Following on from the recent blog post about hub scores and how they are changing, I wanted to do some analysis, mainly to satisfy my own curiosity as to how many hubs are reaching a certain hub score.
I created a standard deviation bellcurve, based on the bellcurve shown in the blog post; for the stats fans out there, the average score was 61 with a standard deviation of 14.
You can see the bellcurve below, although it's not identical to the one in the blog post, it's similar enough for some data to be drawn.
As you can see from this, hub scores range from around 17 up to 100, with the bulk of hubs scoring between 47 and 75. Based on this bellcurve, we can work out how many hubs are scoring at, below or above a certain threshold:
If the figures and bellcurve are too small to read, you can see them in a Google Doc that I have shared here: https://docs.google.com/document/d/1B0- … sp=sharing
So, what does this tell us? Here are the main takeaways:
- The average score for a hub is 61
- There are just over 1,050,000 hubs that have been assigned a hub score
- Based on monthly page views via Quantcast (28 million), if these were distributed to each hub evenly (which of course they are not) each hub gets on average 27 views a month; obviously, the page views are going to be skewed towards higher scoring hubs, but I don't have that data to hand
- We can also estimate the percentage of hubs that get a certain score or better; here are the key thresholds
- 77% of hubs score 50 or better
- 51% of hubs score 60 or better
- 25% of hubs score 70 or better
- 8% of hubs score 80 or better
- Only 1.5% of hubs score 90 or better
- Only 0.4% of hubs score 95 or better
Please feel free to add your own thoughts.
That is interesting to see, and helpful to see how our hubs are averaging.
You must be a brain Paul, that is impressive. Bravo!
Thank you Paul for being a brainiac and all your hard work! I am NOW feeling pretty happy with my hub scores.
If that is an accurate reflection of Hubpages ranking stats then either articles here are crap or Hubpages should improve their ranking system to better reflect a fairer bell curve rating system.
Just my opinionated opinion.
Two things stand out from the comments on the Hub Scores Distribution. Either articles at HP are crap according to Lorelei, or the Hub Scores are nothing more than readers response according to Relache. My view is that you may have the most stellar hub in town, if it attracts fewer readers you would have a low score. And so what's the relevance of the Hub Scores? To motivate you to attract more readers, that's what it's all about.

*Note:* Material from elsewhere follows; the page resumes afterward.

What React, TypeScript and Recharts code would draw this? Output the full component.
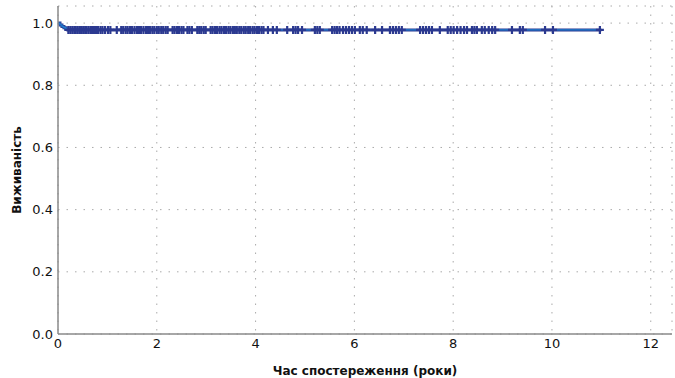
import React from "react";
import {
  ComposedChart, Line, Scatter, XAxis, YAxis, CartesianGrid,
} from "recharts";

// survival curve (Kaplan–Meier), steps
const SURV_TIMES = [0, 0.04, 0.08, 0.12, 0.16, 0.2, 11];
const SURV_VALUES = [1.0, 0.994, 0.989, 0.985, 0.981, 0.978, 0.978];

// censored observations (years)
const CENSOR_TIMES = [
  0.21, 0.25, 0.29, 0.33, 0.36, 0.4, 0.44, 0.47, 0.51, 0.55, 0.58, 0.62, 0.66, 0.69,
  0.73, 0.77, 0.81, 0.86, 0.9, 0.95, 1.01, 1.06,
  1.19, 1.28, 1.32, 1.37, 1.41, 1.46, 1.5, 1.55, 1.6, 1.64, 1.68, 1.73, 1.78, 1.82, 1.86,
  1.91, 1.95, 2.0, 2.04, 2.09, 2.13, 2.18, 2.22, 2.32, 2.36, 2.41, 2.45, 2.5, 2.54,
  2.62, 2.66, 2.71, 2.82, 2.86, 2.9, 2.95, 2.99, 3.09, 3.13, 3.18, 3.22, 3.27, 3.31,
  3.36, 3.4, 3.45, 3.49, 3.54, 3.58, 3.62, 3.67, 3.71, 3.76, 3.8, 3.85, 3.89, 3.94,
  3.98, 4.03, 4.07, 4.12, 4.16,
  4.25, 4.35, 4.43, 4.64, 4.76, 4.81, 4.86, 4.94, 5.2, 5.25, 5.3, 5.55, 5.6, 5.65,
  5.7, 5.77, 5.83, 5.89, 5.95, 6.01, 6.11, 6.17, 6.25, 6.42, 6.56, 6.72, 6.78, 6.84,
  6.9, 6.96, 7.33, 7.39, 7.45, 7.51, 7.57, 7.73, 7.89, 7.95, 8.01, 8.08, 8.15, 8.22,
  8.28, 8.38, 8.43, 8.48, 8.58, 8.64, 8.72, 8.79, 8.85, 9.19, 9.35, 9.41, 9.86,
  10.02, 10.97,
];
const CENSOR_SURV = 0.978;

const X_TICKS = [0, 2, 4, 6, 8, 10, 12];
const Y_TICKS = [0, 0.2, 0.4, 0.6, 0.8, 1.0];

const NAVY = "#2b3990";
const BLUE = "#1f7fd0";
const FONT = "'DejaVu Sans', Verdana, sans-serif";

const curve = SURV_TIMES.map((t, i) => ({ t, s: SURV_VALUES[i] }));
const censored = CENSOR_TIMES.map((t) => ({ t, s: CENSOR_SURV }));

const Plus = (props: any) => {
  const { cx, cy } = props;
  if (cx == null || cy == null) return null;
  const r = 4;
  return (
    <path
      d={`M${cx - r},${cy}H${cx + r}M${cx},${cy - r}V${cy + r}`}
      stroke={NAVY}
      strokeWidth={2.2}
      fill="none"
    />
  );
};

const YLabel = () => (
  <text
    x={17}
    y={170}
    transform="rotate(-90, 17, 170)"
    textAnchor="middle"
    dominantBaseline="central"
    fontFamily={FONT}
    fontSize={12}
    fontWeight="bold"
    fill="#111"
  >
    Виживаність
  </text>
);

export default function App() {
  const tick = { fill: "#111", fontSize: 13, fontFamily: FONT };
  return (
    <div style={{ position: "absolute", left: 0, top: 0, background: "#fff" }}>
      <ComposedChart
        width={675}
        height={378}
        margin={{ top: 6, right: 3, bottom: 0, left: 0 }}
      >
        <CartesianGrid stroke="#aaa" strokeDasharray="1.5 7" />
        <XAxis
          type="number"
          dataKey="t"
          domain={[0, 12.43]}
          ticks={X_TICKS}
          allowDataOverflow
          height={44}
          tickLine={false}
          tickSize={0}
          tickMargin={5}
          axisLine={{ stroke: "#8a8a8a", strokeWidth: 1.5 }}
          tick={tick}
          label={{
            value: "Час спостереження (роки)",
            position: "insideBottom",
            offset: 3,
            style: { fontFamily: FONT, fontSize: 12, fontWeight: "bold", fill: "#111" },
          }}
        />
        <YAxis
          type="number"
          dataKey="s"
          domain={[0, 1.055]}
          ticks={Y_TICKS}
          allowDataOverflow
          width={58}
          tickLine={false}
          tickSize={0}
          tickMargin={5}
          axisLine={{ stroke: "#8a8a8a", strokeWidth: 1.5 }}
          tick={tick}
          tickFormatter={(v: number) => v.toFixed(1)}
          label={<YLabel />}
        />
        <Line
          data={curve}
          dataKey="s"
          type="stepAfter"
          stroke={NAVY}
          strokeWidth={3}
          dot={false}
          activeDot={false}
          isAnimationActive={false}
        />
        <Line
          data={curve}
          dataKey="s"
          type="stepAfter"
          stroke={BLUE}
          strokeWidth={1.3}
          dot={false}
          activeDot={false}
          isAnimationActive={false}
        />
        <Scatter
          data={censored}
          dataKey="s"
          shape={<Plus />}
          isAnimationActive={false}
        />
      </ComposedChart>
    </div>
  );
}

That is a good point and most likely right, Ben Aidoo.
I really have no idea why traffic was taken out of the equation. It is an important reflection on how well an article ranks on the internet overall. It seems that Hubpages will now be using a system which can be very open to personal bias. Most people largely write to earn just as Hubpages is here to earn or I am sure they would not be here. Targeted traffic generally equates to incoming revenue. Like I said at the start of this comment, I just have no idea why that traffic will now largely be removed from the ranking equation.
Great information, Paul! What's the math and Hubscore version of the phrase: "Steely eyed missile man," as used in Apollo 13?
Thanks folks - Although really, I was just being a math nerd to avoid starting on my taxes today...
Paul, this is because, as you've said earlier, the hubs are assessed relative to other hubs but if they are assessed relative to set standards of quality, this distribution will look different. If we are assessing relative to other hubs, this is useful in assessing how my hubs are compared to the others here in HP but is that a good measure of quality given that the real is out there in the much bigger world of search? Can HP use standards of quality and see how our hubs meet these?
Check the post on the admin thread that has the updated graph - it shows the new distribution.
HubScores do NOT mean anything outside of HubPages, and are not an accurate indication of writing quality at all.
They are a measure of reader response to your content more than anything else.
Good information to know. Thanks for doing the research and sharing that Paul.